All remaining players are now guaranted at least €270,000. — HS
2.50pm: Diep down a little more
Alexey Rybin opened for 375,000 from the button which Diep called in the big blind. The flop came 4♥6♣2♥. Both checked for a 8♦ turn where Diep checked again. Rybin then bet 400,000 which Diep pondered for a while before folding. – SB.
2.45pm: Pettersson all-in
Toni Pettersson keeps Finnish hopes alive once more, doubling up a second time. This time Jakob Carlsson provided the funds.
Pettersson opened for 435,000 and Carlsson raised to 4 million on the big blind. Pettersson announced all-in and was called immediately.
Toni Pettersson doubles up
Carlsson showed 8♠8♥ to Pettersson’s A♥Q♥ and the board waited until the river to help out the Finn: 4♠3♦10♠6♥Q♠. Pettersson up to 8.5 million while Carlsson is nudged back slightly to 11 million. — SB.
2.35pm: Checking to the river
Alexey Rybin and Jakob Carlsson saw a flop of 7♠J♥3♠ from the blinds.
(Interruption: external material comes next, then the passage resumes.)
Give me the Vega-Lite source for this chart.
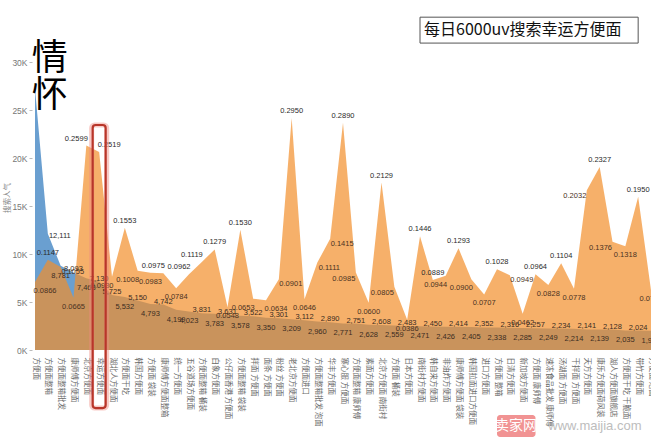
{
  "$schema": "https://vega.github.io/schema/vega-lite/v6.json",
  "width": 616,
  "height": 305,
  "autosize": {"type": "none"},
  "padding": {"left": 35, "top": 45, "right": 0, "bottom": 88},
  "background": "white",
  "config": {"view": {"stroke": null}, "font": "Liberation Sans"},
  "data": {"values": [
    {"kw": "方便面", "S": 27300, "R": 0.0866},
    {"kw": "方便面整箱", "S": 12111, "R": 0.1147},
    {"kw": "方便面整箱批发", "S": 8781, "R": 0.1055},
    {"kw": "康师傅方便面", "S": 8093, "R": 0.0665},
    {"kw": "北京方便面", "S": 7468, "R": 0.2599},
    {"kw": "幸运方便面", "S": 7130, "R": 0.2519},
    {"kw": "湖北人方便面", "S": 5725, "R": 0.0930},
    {"kw": "方便面干吃", "S": 5532, "R": 0.1553},
    {"kw": "韩国方便面", "S": 5150, "R": 0.1008},
    {"kw": "方便面 袋装", "S": 4793, "R": 0.0983},
    {"kw": "康师傅方便面整箱", "S": 4742, "R": 0.0975},
    {"kw": "统一方便面", "S": 4199, "R": 0.0784},
    {"kw": "五谷道场方便面", "S": 4023, "R": 0.0962},
    {"kw": "方便面整箱 桶装", "S": 3831, "R": 0.1119},
    {"kw": "白象方便面", "S": 3783, "R": 0.1279},
    {"kw": "公仔面香港 方便面", "S": 3631, "R": 0.0548},
    {"kw": "方便面整箱 袋装", "S": 3578, "R": 0.1530},
    {"kw": "拌面 方便面", "S": 3522, "R": 0.0653},
    {"kw": "面条 方便面", "S": 3350, "R": 0.0634},
    {"kw": "粉丝 方便面", "S": 3301, "R": 0.0901},
    {"kw": "老北京方便面", "S": 3209, "R": 0.2950},
    {"kw": "方便面进口", "S": 3112, "R": 0.0646},
    {"kw": "方便面整箱批发 泡面", "S": 2960, "R": 0.1111},
    {"kw": "华丰方便面", "S": 2890, "R": 0.1415},
    {"kw": "寨心服 方便面", "S": 2771, "R": 0.2890},
    {"kw": "方便面整箱 康师傅", "S": 2751, "R": 0.0985},
    {"kw": "素面方便面", "S": 2628, "R": 0.0600},
    {"kw": "北京方便面 南街村", "S": 2608, "R": 0.2129},
    {"kw": "方便面 桶装", "S": 2559, "R": 0.0805},
    {"kw": "日本方便面", "S": 2483, "R": 0.0386},
    {"kw": "南街村方便面", "S": 2471, "R": 0.1446},
    {"kw": "韩自来方便面", "S": 2450, "R": 0.0889},
    {"kw": "非油炸方便面", "S": 2426, "R": 0.0944},
    {"kw": "康师傅方便面 袋装", "S": 2414, "R": 0.1293},
    {"kw": "韩国拉面进口方便面", "S": 2405, "R": 0.0900},
    {"kw": "进口方便面", "S": 2352, "R": 0.0707},
    {"kw": "方便面 整箱", "S": 2338, "R": 0.1028},
    {"kw": "日清方便面", "S": 2316, "R": 0.0949},
    {"kw": "新加坡方便面", "S": 2285, "R": 0.0462},
    {"kw": "方便面 康师傅", "S": 2257, "R": 0.0964},
    {"kw": "速冻食品批发 康师傅", "S": 2249, "R": 0.0828},
    {"kw": "汤湖面 方便面", "S": 2234, "R": 0.1104},
    {"kw": "干拌面 方便面", "S": 2214, "R": 0.0778},
    {"kw": "天方方便面", "S": 2141, "R": 0.2032},
    {"kw": "康乐方便面荷风装", "S": 2139, "R": 0.2327},
    {"kw": "湖人方便面旗舰店", "S": 2128, "R": 0.1376},
    {"kw": "方便面干吃 干脆面", "S": 2035, "R": 0.1318},
    {"kw": "带竹方便面", "S": 2024, "R": 0.1950},
    {"kw": "方便面 泡面", "S": 1998, "R": 0.0760}
  ]},
  "encoding": {
    "x": {
      "field": "kw", "type": "ordinal", "sort": null,
      "scale": {"type": "point", "padding": 0, "domain": ["方便面","方便面整箱","方便面整箱批发","康师傅方便面","北京方便面","幸运方便面","湖北人方便面","方便面干吃","韩国方便面","方便面 袋装","康师傅方便面整箱","统一方便面","五谷道场方便面","方便面整箱 桶装","白象方便面","公仔面香港 方便面","方便面整箱 袋装","拌面 方便面","面条 方便面","粉丝 方便面","老北京方便面","方便面进口","方便面整箱批发 泡面","华丰方便面","寨心服 方便面","方便面整箱 康师傅","素面方便面","北京方便面 南街村","方便面 桶装","日本方便面","南街村方便面","韩自来方便面","非油炸方便面","康师傅方便面 袋装","韩国拉面进口方便面","进口方便面","方便面 整箱","日清方便面","新加坡方便面","方便面 康师傅","速冻食品批发 康师傅","汤湖面 方便面","干拌面 方便面","天方方便面","康乐方便面荷风装","湖人方便面旗舰店","方便面干吃 干脆面","带竹方便面","方便面 泡面"]},
      "axis": {"title": null, "labelAngle": 90, "labelFontSize": 7.5, "labelFont": "Noto Sans CJK SC", "labelColor": "#6a6a6a", "domain": false, "ticks": false, "labelPadding": 7, "labelLimit": 300, "labelOverlap": false}
    }
  },
  "layer": [
    {
      "mark": {"type": "area", "color": "#6A9FD0", "interpolate": "linear"},
      "encoding": {
        "y": {"field": "S", "type": "quantitative", "scale": {"domain": [0, 31800], "nice": false},
          "axis": {"orient": "left", "values": [0, 5000, 10000, 15000, 20000, 25000, 30000], "labelExpr": "datum.value / 1000 + 'K'", "title": "搜索人气", "grid": false, "domain": false, "tickSize": 3, "tickColor": "#bbb", "labelFontSize": 8.5, "labelColor": "#777", "labelFont": "Liberation Sans", "labelPadding": 2, "offset": 3, "titleFontSize": 7.5, "titleColor": "#888", "titleFont": "Noto Sans CJK SC", "titleFontWeight": "normal", "titlePadding": 0}}
      }
    },
    {
      "mark": {"type": "area", "color": "#F28E2B", "opacity": 0.7, "interpolate": "linear"},
      "encoding": {
        "y": {"field": "R", "type": "quantitative", "scale": {"domain": [0, 0.3878], "nice": false}, "axis": null}
      }
    },
    {
      "transform": [{"window": [{"op": "row_number", "as": "rn"}]}, {"filter": "indexof([3,5,6,8,10,13,15,17,19,21,23,25,27,29,31,33,35,37,39,41,43,45,47], datum.rn - 1) >= 0"}],
      "mark": {"type": "text", "dy": -3, "fontSize": 7.5, "fill": "#3a2c22", "font": "Liberation Sans"},
      "encoding": {
        "y": {"field": "S", "type": "quantitative", "scale": {"domain": [0, 31800], "nice": false}, "axis": null},
        "text": {"field": "S", "type": "quantitative", "format": ","}
      }
    },
    {
      "transform": [{"window": [{"op": "row_number", "as": "rn"}]}, {"filter": "indexof([2,4,7,9,11,12,14,16,18,20,22,24,26,28,30,32,34,36,38,40,42,44,46,48], datum.rn - 1) >= 0"}],
      "mark": {"type": "text", "dy": 10, "fontSize": 7.5, "fill": "#3a2c22", "font": "Liberation Sans"},
      "encoding": {
        "y": {"field": "S", "type": "quantitative", "scale": {"domain": [0, 31800], "nice": false}, "axis": null},
        "text": {"field": "S", "type": "quantitative", "format": ","}
      }
    },
    {
      "transform": [{"window": [{"op": "row_number", "as": "rn"}]}, {"filter": "datum.rn - 1 == 1"}],
      "mark": {"type": "text", "dx": 12, "dy": 2, "fontSize": 7.5, "fill": "#2a2a2a", "font": "Liberation Sans"},
      "encoding": {
        "y": {"field": "S", "type": "quantitative", "scale": {"domain": [0, 31800], "nice": false}, "axis": null},
        "text": {"field": "S", "type": "quantitative", "format": ","}
      }
    },
    {
      "transform": [{"window": [{"op": "row_number", "as": "rn"}]}, {"filter": "indexof([1,7,14,16,20,24,27,30,31,33,36,39,41,44,47], datum.rn - 1) >= 0"}],
      "mark": {"type": "text", "dy": -7, "fontSize": 7.5, "fill": "#2a2a2a", "font": "Liberation Sans"},
      "encoding": {
        "y": {"field": "R", "type": "quantitative", "scale": {"domain": [0, 0.3878], "nice": false}, "axis": null},
        "text": {"field": "R", "type": "quantitative", "format": ".4f"}
      }
    },
    {
      "transform": [{"window": [{"op": "row_number", "as": "rn"}]}, {"filter": "indexof([4,10,12,13], datum.rn - 1) >= 0"}],
      "mark": {"type": "text", "dx": -10, "dy": -7, "fontSize": 7.5, "fill": "#2a2a2a", "font": "Liberation Sans"},
      "encoding": {
        "y": {"field": "R", "type": "quantitative", "scale": {"domain": [0, 0.3878], "nice": false}, "axis": null},
        "text": {"field": "R", "type": "quantitative", "format": ".4f"}
      }
    },
    {
      "transform": [{"window": [{"op": "row_number", "as": "rn"}]}, {"filter": "datum.rn - 1 == 5"}],
      "mark": {"type": "text", "dx": 10, "dy": -7, "fontSize": 7.5, "fill": "#2a2a2a", "font": "Liberation Sans"},
      "encoding": {
        "y": {"field": "R", "type": "quantitative", "scale": {"domain": [0, 0.3878], "nice": false}, "axis": null},
        "text": {"field": "R", "type": "quantitative", "format": ".4f"}
      }
    },
    {
      "transform": [{"window": [{"op": "row_number", "as": "rn"}]}, {"filter": "indexof([3,9,11,15,21,26,29,35,38,40,42,46,48], datum.rn - 1) >= 0"}],
      "mark": {"type": "text", "dy": 9, "fontSize": 7.5, "fill": "#4a3222", "font": "Liberation Sans"},
      "encoding": {
        "y": {"field": "R", "type": "quantitative", "scale": {"domain": [0, 0.3878], "nice": false}, "axis": null},
        "text": {"field": "R", "type": "quantitative", "format": ".4f"}
      }
    },
    {
      "transform": [{"window": [{"op": "row_number", "as": "rn"}]}, {"filter": "indexof([6,8,17,32,34], datum.rn - 1) >= 0"}],
      "mark": {"type": "text", "dx": -10, "dy": 9, "fontSize": 7.5, "fill": "#4a3222", "font": "Liberation Sans"},
      "encoding": {
        "y": {"field": "R", "type": "quantitative", "scale": {"domain": [0, 0.3878], "nice": false}, "axis": null},
        "text": {"field": "R", "type": "quantitative", "format": ".4f"}
      }
    },
    {
      "transform": [{"window": [{"op": "row_number", "as": "rn"}]}, {"filter": "indexof([0,18], datum.rn - 1) >= 0"}],
      "mark": {"type": "text", "dx": 10, "dy": 9, "fontSize": 7.5, "fill": "#4a3222", "font": "Liberation Sans"},
      "encoding": {
        "y": {"field": "R", "type": "quantitative", "scale": {"domain": [0, 0.3878], "nice": false}, "axis": null},
        "text": {"field": "R", "type": "quantitative", "format": ".4f"}
      }
    },
    {
      "transform": [{"window": [{"op": "row_number", "as": "rn"}]}, {"filter": "indexof([2,19,22,23,37], datum.rn - 1) >= 0"}],
      "mark": {"type": "text", "dx": 12, "dy": 5, "fontSize": 7.5, "fill": "#4a3222", "font": "Liberation Sans"},
      "encoding": {
        "y": {"field": "R", "type": "quantitative", "scale": {"domain": [0, 0.3878], "nice": false}, "axis": null},
        "text": {"field": "R", "type": "quantitative", "format": ".4f"}
      }
    },
    {
      "transform": [{"window": [{"op": "row_number", "as": "rn"}]}, {"filter": "indexof([25,28,43,45], datum.rn - 1) >= 0"}],
      "mark": {"type": "text", "dx": -12, "dy": 6, "fontSize": 7.5, "fill": "#4a3222", "font": "Liberation Sans"},
      "encoding": {
        "y": {"field": "R", "type": "quantitative", "scale": {"domain": [0, 0.3878], "nice": false}, "axis": null},
        "text": {"field": "R", "type": "quantitative", "format": ".4f"}
      }
    },
    {
      "data": {"values": [{}]},
      "mark": {"type": "bar", "width": 15, "fillOpacity": 0, "stroke": "#f08a80", "strokeWidth": 5, "strokeOpacity": 0.45, "cornerRadius": 3},
      "encoding": {
        "x": {"datum": "幸运方便面", "type": "ordinal"},
        "y": {"datum": 23460, "type": "quantitative", "scale": {"domain": [0, 31800], "nice": false}, "axis": null},
        "y2": {"datum": -6050}
      }
    },
    {
      "data": {"values": [{}]},
      "mark": {"type": "bar", "width": 13, "fillOpacity": 0, "stroke": "#b8362a", "strokeWidth": 2.2, "cornerRadius": 3},
      "encoding": {
        "x": {"datum": "幸运方便面", "type": "ordinal"},
        "y": {"datum": 23460, "type": "quantitative", "scale": {"domain": [0, 31800], "nice": false}, "axis": null},
        "y2": {"datum": -6050}
      }
    },
    {
      "data": {"values": [{}]},
      "mark": {"type": "rect", "fill": "white", "stroke": "#555", "strokeWidth": 1},
      "encoding": {
        "x": {"datum": "南街村方便面", "type": "ordinal"},
        "x2": {"datum": "带竹方便面"},
        "y": {"datum": 32000, "type": "quantitative", "scale": {"domain": [0, 31800], "nice": false}, "axis": null},
        "y2": {"datum": 34700}
      }
    },
    {
      "data": {"values": [{}]},
      "mark": {"type": "text", "text": "每日6000uv搜索幸运方便面", "align": "left", "baseline": "middle", "dx": 4, "fontSize": 16, "font": "Noto Sans CJK SC", "fill": "#111"},
      "encoding": {
        "x": {"datum": "南街村方便面", "type": "ordinal"},
        "y": {"datum": 33350, "type": "quantitative", "scale": {"domain": [0, 31800], "nice": false}, "axis": null}
      }
    },
    {
      "data": {"values": [{}]},
      "mark": {"type": "text", "text": ["情", "怀"], "align": "center", "baseline": "top", "dx": 2, "fontSize": 36, "lineHeight": 37, "font": "Noto Sans CJK SC", "fill": "#000"},
      "encoding": {
        "x": {"datum": "方便面整箱", "type": "ordinal"},
        "y": {"datum": 32100, "type": "quantitative", "scale": {"domain": [0, 31800], "nice": false}, "axis": null}
      }
    },
    {
      "data": {"values": [{}]},
      "mark": {"type": "rect", "fill": "#ef8080", "opacity": 0.85, "cornerRadius": 3},
      "encoding": {
        "x": {"datum": "方便面 整箱", "type": "ordinal"},
        "x2": {"datum": "方便面 康师傅"},
        "y": {"datum": -6780, "type": "quantitative", "scale": {"domain": [0, 31800], "nice": false}, "axis": null},
        "y2": {"datum": -9070}
      }
    },
    {
      "data": {"values": [{}]},
      "mark": {"type": "text", "text": "卖家网", "align": "center", "baseline": "middle", "dx": 19, "fontSize": 14, "font": "Noto Sans CJK SC", "fill": "white"},
      "encoding": {
        "x": {"datum": "方便面 整箱", "type": "ordinal"},
        "y": {"datum": -7930, "type": "quantitative", "scale": {"domain": [0, 31800], "nice": false}, "axis": null}
      }
    },
    {
      "data": {"values": [{}]},
      "mark": {"type": "text", "text": "www.maijia.com", "align": "left", "baseline": "middle", "fontSize": 13, "font": "Liberation Sans", "fill": "#bdbdbd"},
      "encoding": {
        "x": {"datum": "速冻食品批发 康师傅", "type": "ordinal"},
        "y": {"datum": -7930, "type": "quantitative", "scale": {"domain": [0, 31800], "nice": false}, "axis": null}
      }
    }
  ],
  "resolve": {"scale": {"y": "independent"}, "axis": {"y": "independent"}}
}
Both checked for an 8♥ turn and checked that for a 9♣ river. Here Carlsson bet 380,000 promoting Rybin to fold. – SB.
2.30pm: Claudio Piceci out in seventh, winning €150,000
We’re about two hours into the final and yet have only just witnessed the first hand played all the way through. It cost Claudio Piceci his tournament.
Here’s how it happened. Jakob Carlsson opened from under-the-gun, making it 350,000. Piceci called in the big blind. They both checked the A♦6♠K♣ flop, taking them to a Q♣ turn. Piceci checked and then Carlsson bet 345,000. Piceci opted for the check-raise, making it 1.1 million. He was pretty much committed at that point.
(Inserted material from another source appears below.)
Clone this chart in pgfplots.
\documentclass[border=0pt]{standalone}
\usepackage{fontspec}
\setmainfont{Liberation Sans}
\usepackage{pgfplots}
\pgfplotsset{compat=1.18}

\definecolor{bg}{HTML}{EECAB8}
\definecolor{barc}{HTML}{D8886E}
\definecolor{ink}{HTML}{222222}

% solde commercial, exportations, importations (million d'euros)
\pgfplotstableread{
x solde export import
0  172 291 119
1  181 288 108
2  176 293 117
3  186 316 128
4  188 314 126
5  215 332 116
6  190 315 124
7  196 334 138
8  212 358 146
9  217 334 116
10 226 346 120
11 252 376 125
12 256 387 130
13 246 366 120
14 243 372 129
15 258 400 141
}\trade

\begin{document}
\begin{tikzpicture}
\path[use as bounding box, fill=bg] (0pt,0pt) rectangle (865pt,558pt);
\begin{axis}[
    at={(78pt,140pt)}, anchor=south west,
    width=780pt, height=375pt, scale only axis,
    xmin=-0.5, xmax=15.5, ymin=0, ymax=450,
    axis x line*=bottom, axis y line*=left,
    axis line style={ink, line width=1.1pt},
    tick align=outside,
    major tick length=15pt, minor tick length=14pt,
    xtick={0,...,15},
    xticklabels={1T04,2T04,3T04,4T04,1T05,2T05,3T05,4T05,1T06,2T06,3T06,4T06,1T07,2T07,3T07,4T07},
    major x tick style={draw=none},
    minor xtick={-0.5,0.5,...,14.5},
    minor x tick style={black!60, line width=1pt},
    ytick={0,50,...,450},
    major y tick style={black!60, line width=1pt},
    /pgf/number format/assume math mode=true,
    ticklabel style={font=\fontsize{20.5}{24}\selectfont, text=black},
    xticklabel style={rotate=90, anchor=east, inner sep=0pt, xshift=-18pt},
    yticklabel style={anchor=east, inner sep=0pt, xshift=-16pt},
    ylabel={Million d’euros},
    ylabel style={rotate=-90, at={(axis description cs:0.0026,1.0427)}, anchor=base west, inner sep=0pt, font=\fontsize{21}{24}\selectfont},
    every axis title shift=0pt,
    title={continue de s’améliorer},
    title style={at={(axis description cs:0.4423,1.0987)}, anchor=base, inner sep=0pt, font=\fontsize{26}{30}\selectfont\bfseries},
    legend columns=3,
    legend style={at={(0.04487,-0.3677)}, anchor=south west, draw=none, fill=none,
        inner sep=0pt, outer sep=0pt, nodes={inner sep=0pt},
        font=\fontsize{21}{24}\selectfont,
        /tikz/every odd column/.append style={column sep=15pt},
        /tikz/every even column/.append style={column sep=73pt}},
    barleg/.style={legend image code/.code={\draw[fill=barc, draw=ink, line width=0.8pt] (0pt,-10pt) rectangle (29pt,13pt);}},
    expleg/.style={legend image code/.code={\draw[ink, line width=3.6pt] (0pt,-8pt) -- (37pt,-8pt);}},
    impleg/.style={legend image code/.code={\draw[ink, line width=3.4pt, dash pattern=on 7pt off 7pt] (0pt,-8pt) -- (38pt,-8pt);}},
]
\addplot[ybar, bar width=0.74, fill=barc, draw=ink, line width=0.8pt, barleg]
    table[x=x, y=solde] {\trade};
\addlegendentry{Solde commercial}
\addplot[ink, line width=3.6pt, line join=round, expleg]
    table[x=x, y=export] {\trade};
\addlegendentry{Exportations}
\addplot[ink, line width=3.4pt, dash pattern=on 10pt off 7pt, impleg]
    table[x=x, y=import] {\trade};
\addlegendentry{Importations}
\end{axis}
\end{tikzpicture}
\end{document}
Carlsson called and they saw a 3♦ river. That prompted the expected shove from Piceci for 1,610,000 total. Carlsson called – and his read was excellent.
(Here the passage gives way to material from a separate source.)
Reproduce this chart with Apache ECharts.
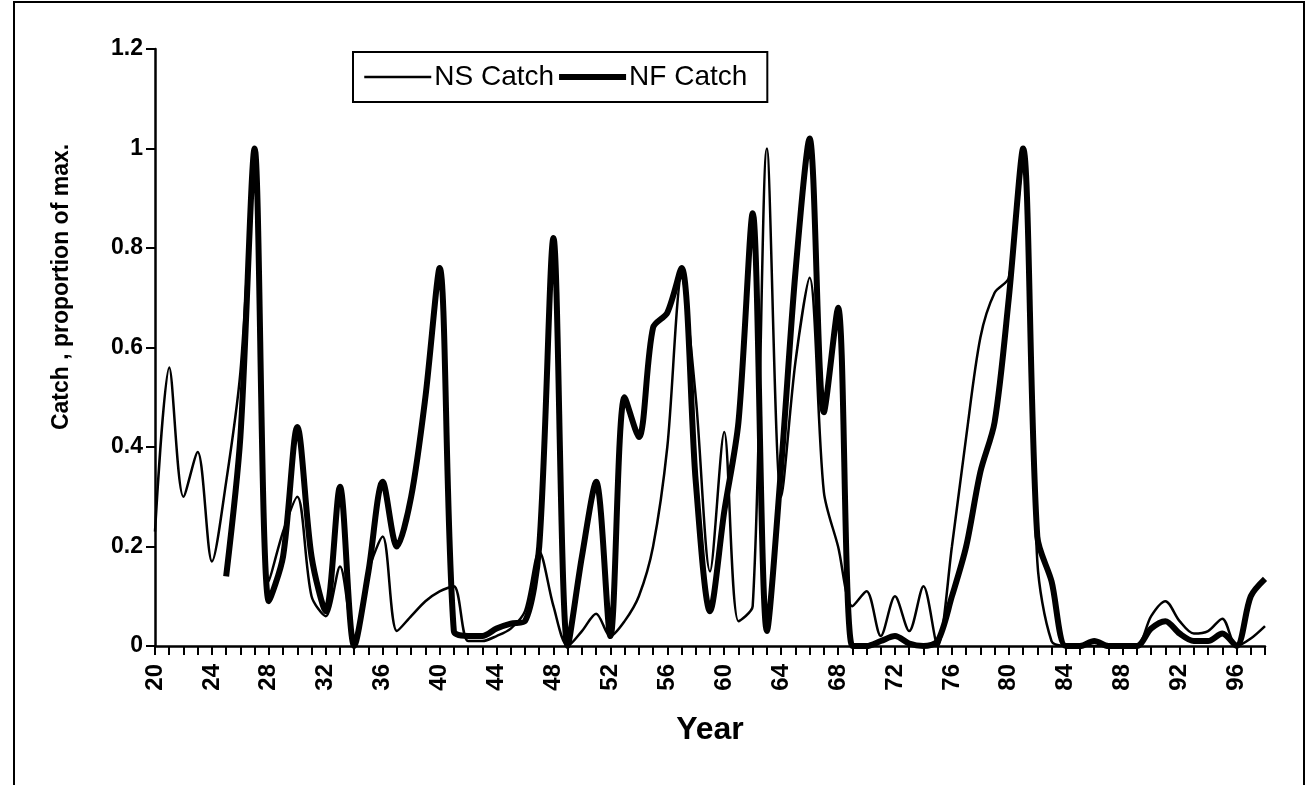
<!DOCTYPE html>
<html>
<head>
<meta charset="utf-8">
<script src="https://cdn.jsdelivr.net/npm/echarts@6/dist/echarts.min.js"></script>
<style>
html,body{margin:0;padding:0;background:#fff;}
#chart{width:1308px;height:785px;}
</style>
</head>
<body>
<div id="chart"></div>
<script>
const years = [1920,1921,1922,1923,1924,1925,1926,1927,1928,1929,
  1930,1931,1932,1933,1934,1935,1936,1937,1938,1939,
  1940,1941,1942,1943,1944,1945,1946,1947,1948,1949,
  1950,1951,1952,1953,1954,1955,1956,1957,1958,1959,
  1960,1961,1962,1963,1964,1965,1966,1967,1968,1969,
  1970,1971,1972,1973,1974,1975,1976,1977,1978,1979,
  1980,1981,1982,1983,1984,1985,1986,1987,1988,1989,
  1990,1991,1992,1993,1994,1995,1996,1997,1998];

const nsCatch = [0.23,0.56,0.30,0.39,0.17,0.33,0.55,0.97,0.13,0.23,
  0.30,0.10,0.06,0.16,0.01,0.15,0.22,0.03,0.06,0.09,
  0.11,0.12,0.01,0.01,0.02,0.035,0.07,0.19,0.08,0.00,
  0.03,0.065,0.02,0.05,0.10,0.20,0.40,0.74,0.50,0.15,
  0.43,0.05,0.08,1.00,0.30,0.57,0.74,0.31,0.20,0.08,
  0.11,0.02,0.10,0.03,0.12,0.00,0.20,0.42,0.62,0.71,
  0.74,0.98,0.17,0.01,0.00,0.00,0.00,0.00,0.00,0.00,
  0.06,0.09,0.05,0.025,0.03,0.055,0.00,0.015,0.04];

const nfCatch = [null,null,null,null,null,0.14,0.42,1.00,0.09,0.18,
  0.44,0.18,0.07,0.32,0.00,0.15,0.33,0.20,0.30,0.50,
  0.76,0.03,0.02,0.02,0.035,0.045,0.05,0.20,0.82,0.00,
  0.18,0.33,0.02,0.50,0.42,0.64,0.67,0.76,0.33,0.07,
  0.27,0.45,0.87,0.03,0.36,0.75,1.02,0.47,0.68,0.00,
  0.00,0.01,0.02,0.005,0.00,0.01,0.10,0.20,0.35,0.45,
  0.70,1.00,0.22,0.13,0.00,0.00,0.01,0.00,0.00,0.00,
  0.035,0.05,0.025,0.01,0.01,0.025,0.00,0.10,0.135];

const yTicks = [0,0.2,0.4,0.6,0.8,1,1.2];

const FONT = '"Liberation Sans", Arial, sans-serif';
const NS_W = 2.5, NF_W = 6;
const chart = echarts.init(document.getElementById('chart'));
chart.setOption({
  animation: false,
  backgroundColor: '#fff',
  grid: {left: 155, right: 43, top: 49, bottom: 139},
  legend: {
    left: 353, top: 52,
    padding: [11, 20, 11, 10],
    itemGap: 2,
    itemWidth: 67,
    itemHeight: 14,
    borderColor: '#000',
    borderWidth: 2,
    backgroundColor: '#fff',
    itemStyle: {opacity: 0},
    textStyle: {fontFamily: FONT, fontSize: 28, color: '#000', padding: [0,0,0,-2]},
    data: [
      {name: 'NS Catch', lineStyle: {width: NS_W, color: '#000'}},
      {name: 'NF Catch', lineStyle: {width: NF_W, color: '#000'}}
    ]
  },
  xAxis: {
    type: 'category',
    data: years,
    boundaryGap: false,
    name: 'Year',
    nameLocation: 'middle',
    nameGap: 68,
    nameTextStyle: {fontFamily: FONT, fontSize: 32, fontWeight: 'bold', color: '#000'},
    axisLine: {lineStyle: {color: '#000', width: 2.5}},
    axisTick: {interval: 0, length: 9, lineStyle: {color: '#000', width: 2}},
    axisLabel: {
      interval: 3, rotate: 90, margin: 18,
      fontFamily: FONT, fontSize: 24, fontWeight: 'bold', color: '#000',
      formatter: v => String(v).slice(2)
    },
    splitLine: {show: false}
  },
  yAxis: {
    type: 'value',
    min: yTicks[0], max: yTicks[yTicks.length - 1], interval: 0.2,
    axisLine: {show: true, lineStyle: {color: '#000', width: 2.5}},
    axisTick: {show: true, length: 9, lineStyle: {color: '#000', width: 2}},
    axisLabel: {margin: 12, fontFamily: FONT, fontSize: 23, fontWeight: 'bold', color: '#000'},
    splitLine: {show: false}
  },
  graphic: [
    {type: 'rect', shape: {x: 14, y: 2, width: 1290, height: 820}, style: {fill: 'none', stroke: '#000', lineWidth: 2}, silent: true},
    {type: 'text', x: 62, y: 287, rotation: Math.PI / 2,
     style: {text: 'Catch , proportion of max.', fontFamily: FONT, fontSize: 23, fontWeight: 'bold', fill: '#000', align: 'center', verticalAlign: 'middle'}}
  ],
  series: [
    {name: 'NS Catch', type: 'line', data: nsCatch, smooth: 0.3, symbol: 'none',
     lineStyle: {color: '#000', width: NS_W}, itemStyle: {color: '#000'}},
    {name: 'NF Catch', type: 'line', data: nfCatch, smooth: 0.3, symbol: 'none',
     lineStyle: {color: '#000', width: NF_W}, itemStyle: {color: '#000'}}
  ]
});
</script>
</body>
</html>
Piceci showed 5♣6♣ and Carlsson’s A-2 was good. Piceci leaves in seventh, winning €150,000. — HS
2.20pm: Piceci pass
Claudio Piceci opened for 600,000 before Liv Boeree moved in from the big blind for 4,070,000. Piceci then went into a long think, a face pulling awkward period of introspection as Boeree looked back at him with a blank expression. After several minutes Piceci passed showing pocket fours. – SB.
2.10pm: Diep moves in
Claudio Piceci, who lives his life at the table at half the speed you and I do, opened for 325,000. Diep called in the big blind for a flop of J♥10♥Q♣. At this point Diep moved all-in for 1,340,000 and adopted his now characteristic pose behind his Italian flag/scarf. Nothing more for this hand. Piceci passed. — SB.
2pm: Piper pipes up
Michael Piper has decided to play some poker – and he’s now picked up three hands on the spin. Piper opened to 350,000 and Claudio Piceci, who has been very quiet, three bet from the button to 940,000. Piper was undeterred and moved all in for the third consecutive hand, putting the decision back with Piceci. Never one to hurry, Piceci tank-folded. Piper has almost doubled up in those three hands without reaching a flop. — HS
1.56pm: See below
Same as the hand below except that after Carlsson’s raise, this time Piper’s all-in was 3,710,000 and it was from the button. Same result though. – SB.
1.55pm: Piper shoves
Not much has happened in this level so far. Jakob Carlsson raised to 350,000 and Michael Piper shoved from the small blind, for slightly more than three million. Piceci dwelled from the big blind but folded, and Carlsson insta-mucked. — HS
1.40pm: Away we go again
If you take a look at the EPT tournament structure, you’ll notice that we’re getting very close to the moment that blind levels become at the tournament director’s discretion. And despite henchman Alin Babic’s hilarious threat to wind them back to 25-50, that means they’re very big indeed.
Level 31 demands 80,000-160,000 in the blinds, with a 20,000 ante every hand. Only Jakob Carlsson can be in any way comfortable, as you can see on the updated chip count page.